Given task>
Extract the opening line of the entries and every line after it, stopping at and including the line that contains "Chart.register(...registerables);". Do not include pictures.

== Entries

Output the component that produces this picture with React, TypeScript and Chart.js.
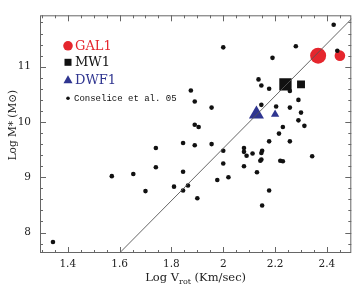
import React, { useEffect, useRef } from "react";
import { Chart, registerables } from "chart.js";

Chart.register(...registerables);

// Conselice et al. 05 sample: log V_rot, log M*
const conseliceX = [
  1.343, 1.57, 1.653, 1.70, 1.74, 1.74, 1.81, 1.845, 1.845, 1.864, 1.90, 1.977, 2.0, 2.02,
  1.89, 1.955, 2.0, 2.08, 2.08, 2.09, 2.113, 2.15, 2.147, 2.147, 2.143, 2.08, 2.13, 2.177,
  2.15, 2.22, 2.23, 2.343, 1.875, 1.89, 1.955, 1.89, 1.905, 1.845, 2.426, 2.0, 2.28, 2.19,
  2.44, 2.136, 2.147, 2.177, 2.257, 2.29, 2.147, 2.204, 2.257, 2.30, 2.29, 2.313, 2.23,
  2.215, 2.177, 2.257,
];
const conseliceY = [
  7.83, 9.02, 9.06, 8.75, 9.53, 9.18, 8.83, 9.10, 8.76, 8.85, 8.62, 8.95, 9.25, 9.0,
  9.58, 9.60, 9.48, 9.53, 9.46, 9.39, 9.43, 9.48, 9.44, 9.32, 9.30, 9.20, 9.09, 8.76,
  8.49, 9.30, 9.29, 9.38, 10.57, 10.37, 10.26, 9.95, 9.91, 9.62, 11.76, 11.35, 11.37, 11.16,
  11.29, 10.77, 10.66, 10.60, 10.56, 10.40, 10.31, 10.28, 10.26, 10.17, 10.03, 9.93, 9.91,
  9.79, 9.65, 9.65,
];

const gal1X = [2.366, 2.45];
const gal1Y = [11.2, 11.2];
const mw1X = [2.24, 2.30];
const mw1Y = [10.68, 10.68];
const dwf1X = [2.128, 2.2];
const dwf1Y = [10.14, 10.14];

// Tully-Fisher relation line endpoints
const fitX = [1.6, 2.5];
const fitY = [7.63, 11.89];

const xTicks = [1.4, 1.6, 1.8, 2.0, 2.2, 2.4];
const xTickLabels = ["1.4", "1.6", "1.8", "2", "2.2", "2.4"];
const yTicks = [8, 9, 10, 11];
const yTickLabels = ["8", "9", "10", "11"];

const legendLabels = ["GAL1", "MW1", "DWF1", "Conselice et al. 05"];

const X_MIN = 1.293;
const X_MAX = 2.494;
const Y_MIN = 7.63;
const Y_MAX = 11.93;

const RED = "#e5262d";
const BLUE = "#2f3590";
const SERIF = "'DejaVu Serif', serif";

const toPts = (xs: number[], ys: number[]) => xs.map((x, i) => ({ x, y: ys[i] }));

const decorPlugin = {
  id: "decor",
  afterDraw(chart: any) {
    const { ctx, chartArea: a, scales } = chart;
    const xs = scales.x;
    const ys = scales.y;
    ctx.save();
    // frame
    ctx.strokeStyle = "#666";
    ctx.lineWidth = 1;
    ctx.strokeRect(a.left + 0.5, a.top + 0.5, a.right - a.left - 1, a.bottom - a.top - 1);
    // ticks
    ctx.beginPath();
    for (let v = 1.3; v <= X_MAX + 1e-6; v += 0.05) {
      const vv = Math.round(v * 100) / 100;
      if (vv < X_MIN) continue;
      const major = xTicks.some((t) => Math.abs(t - vv) < 1e-6);
      const len = major ? 6 : 3;
      const px = Math.round(xs.getPixelForValue(vv)) + 0.5;
      ctx.moveTo(px, a.bottom);
      ctx.lineTo(px, a.bottom - len);
      ctx.moveTo(px, a.top);
      ctx.lineTo(px, a.top + len);
    }
    for (let v = 7.8; v <= Y_MAX + 1e-6; v += 0.2) {
      const vv = Math.round(v * 10) / 10;
      const major = yTicks.some((t) => Math.abs(t - vv) < 1e-6);
      const len = major ? 6 : 3;
      const py = Math.round(ys.getPixelForValue(vv)) + 0.5;
      ctx.moveTo(a.left, py);
      ctx.lineTo(a.left + len, py);
      ctx.moveTo(a.right, py);
      ctx.lineTo(a.right - len, py);
    }
    ctx.stroke();

    // x title with subscript
    ctx.fillStyle = "#222";
    ctx.textBaseline = "alphabetic";
    const mainFont = `11.5px ${SERIF}`;
    const subFont = `8px ${SERIF}`;
    ctx.font = mainFont;
    const p1 = "Log V";
    const p3 = " (Km/sec)";
    const w1 = ctx.measureText(p1).width;
    const w3 = ctx.measureText(p3).width;
    ctx.font = subFont;
    const p2 = "rot";
    const w2 = ctx.measureText(p2).width;
    const cx = (a.left + a.right) / 2;
    let sx = cx - (w1 + w2 + w3) / 2;
    const by = a.bottom + 28;
    ctx.font = mainFont;
    ctx.fillText(p1, sx, by);
    sx += w1;
    ctx.font = subFont;
    ctx.fillText(p2, sx, by + 3);
    sx += w2;
    ctx.font = mainFont;
    ctx.fillText(p3, sx, by);

    // y title
    ctx.save();
    ctx.translate(13, (a.top + a.bottom) / 2 - 9);
    ctx.rotate(-Math.PI / 2);
    ctx.textAlign = "center";
    ctx.textBaseline = "middle";
    ctx.font = `10.5px ${SERIF}`;
    ctx.fillText("Log M* (M\u2299)", 0, 0);
    ctx.restore();

    // legend
    const lx = a.left + 28;
    const tx = a.left + 35;
    ctx.textAlign = "left";
    ctx.textBaseline = "middle";
    // GAL1
    let ly = a.top + 30.5;
    ctx.fillStyle = RED;
    ctx.beginPath();
    ctx.arc(lx, ly, 4.8, 0, Math.PI * 2);
    ctx.fill();
    ctx.font = `13px ${SERIF}`;
    ctx.fillText(legendLabels[0], tx, ly + 0.5);
    // MW1
    ly = a.top + 47;
    ctx.fillStyle = "#111";
    ctx.fillRect(lx - 3.5, ly - 3.5, 7, 7);
    ctx.fillText(legendLabels[1], tx, ly + 0.5);
    // DWF1
    ly = a.top + 64.5;
    ctx.fillStyle = BLUE;
    ctx.beginPath();
    ctx.moveTo(lx, ly - 4.5);
    ctx.lineTo(lx + 4.5, ly + 3.5);
    ctx.lineTo(lx - 4.5, ly + 3.5);
    ctx.closePath();
    ctx.fill();
    ctx.fillText(legendLabels[2], tx, ly + 0.5);
    // Conselice
    ly = a.top + 83;
    ctx.fillStyle = "#111";
    ctx.beginPath();
    ctx.arc(lx, ly, 1.8, 0, Math.PI * 2);
    ctx.fill();
    ctx.font = `9px 'Liberation Mono', monospace`;
    ctx.fillText(legendLabels[3], tx - 1, ly + 0.5);
    ctx.restore();
  },
};

export default function App() {
  const ref = useRef<HTMLCanvasElement | null>(null);

  useEffect(() => {
    document.body.style.margin = "0";
    const canvas = ref.current;
    if (!canvas) return;
    const chart = new Chart(canvas, {
      type: "scatter",
      data: {
        datasets: [
          {
            type: "line",
            label: "fit",
            data: toPts(fitX, fitY),
            borderColor: "#555",
            borderWidth: 0.9,
            pointRadius: 0,
            fill: false,
          } as any,
          {
            label: legendLabels[3],
            data: toPts(conseliceX, conseliceY),
            backgroundColor: "#111",
            borderWidth: 0,
            pointRadius: 2.3,
            pointStyle: "circle",
          },
          {
            label: legendLabels[2],
            data: toPts(dwf1X, dwf1Y),
            backgroundColor: BLUE,
            borderWidth: 0,
            pointRadius: [8.7, 4.8],
            pointStyle: "triangle",
          },
          {
            label: legendLabels[1],
            data: toPts(mw1X, mw1Y),
            backgroundColor: "#111",
            borderWidth: 0,
            pointRadius: [8.7, 5.6],
            pointStyle: "rect",
          },
          {
            label: legendLabels[0],
            data: toPts(gal1X, gal1Y),
            backgroundColor: RED,
            borderWidth: 0,
            pointRadius: [8, 5.3],
            pointStyle: "circle",
          },
        ],
      },
      options: {
        animation: false,
        responsive: false,
        maintainAspectRatio: false,
        layout: { padding: { top: 5, right: 3, left: 0, bottom: 0 } },
        plugins: {
          legend: { display: false },
          tooltip: { enabled: false },
        },
        scales: {
          x: {
            type: "linear",
            min: X_MIN,
            max: X_MAX,
            afterBuildTicks: (s: any) => {
              s.ticks = xTicks.map((v) => ({ value: v }));
            },
            afterFit: (s: any) => {
              s.height = 32;
            },
            ticks: {
              autoSkip: false,
              maxRotation: 0,
              padding: 5,
              color: "#222",
              font: { family: "DejaVu Serif", size: 10.5 },
              callback: (v: any) => {
                const i = xTicks.findIndex((t) => Math.abs(t - Number(v)) < 1e-6);
                return i >= 0 ? xTickLabels[i] : "";
              },
            },
            grid: { display: false, drawTicks: false },
            border: { display: false },
          },
          y: {
            type: "linear",
            min: Y_MIN,
            max: Y_MAX,
            afterBuildTicks: (s: any) => {
              s.ticks = yTicks.map((v) => ({ value: v }));
            },
            afterFit: (s: any) => {
              s.width = 40;
            },
            ticks: {
              autoSkip: false,
              padding: 9,
              color: "#222",
              font: { family: "DejaVu Serif", size: 10.5 },
              callback: (v: any) => {
                const i = yTicks.findIndex((t) => Math.abs(t - Number(v)) < 1e-6);
                return i >= 0 ? yTickLabels[i] : "";
              },
            },
            grid: { display: false, drawTicks: false },
            border: { display: false },
          },
        },
      },
      plugins: [decorPlugin],
    });
    return () => chart.destroy();
  }, []);

  return (
    <div style={{ position: "fixed", left: 0, top: 0, width: 360, height: 285, background: "#fff" }}>
      <canvas ref={ref} width={360} height={285} style={{ width: 360, height: 285 }} />
    </div>
  );
}
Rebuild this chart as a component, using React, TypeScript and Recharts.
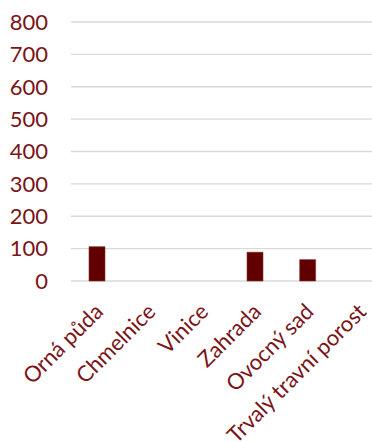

====

Task response>
Output the component that produces this picture with React, TypeScript and Chart.js.
import React, { useEffect, useRef } from "react";
import { Chart, registerables } from "chart.js";

Chart.register(...registerables);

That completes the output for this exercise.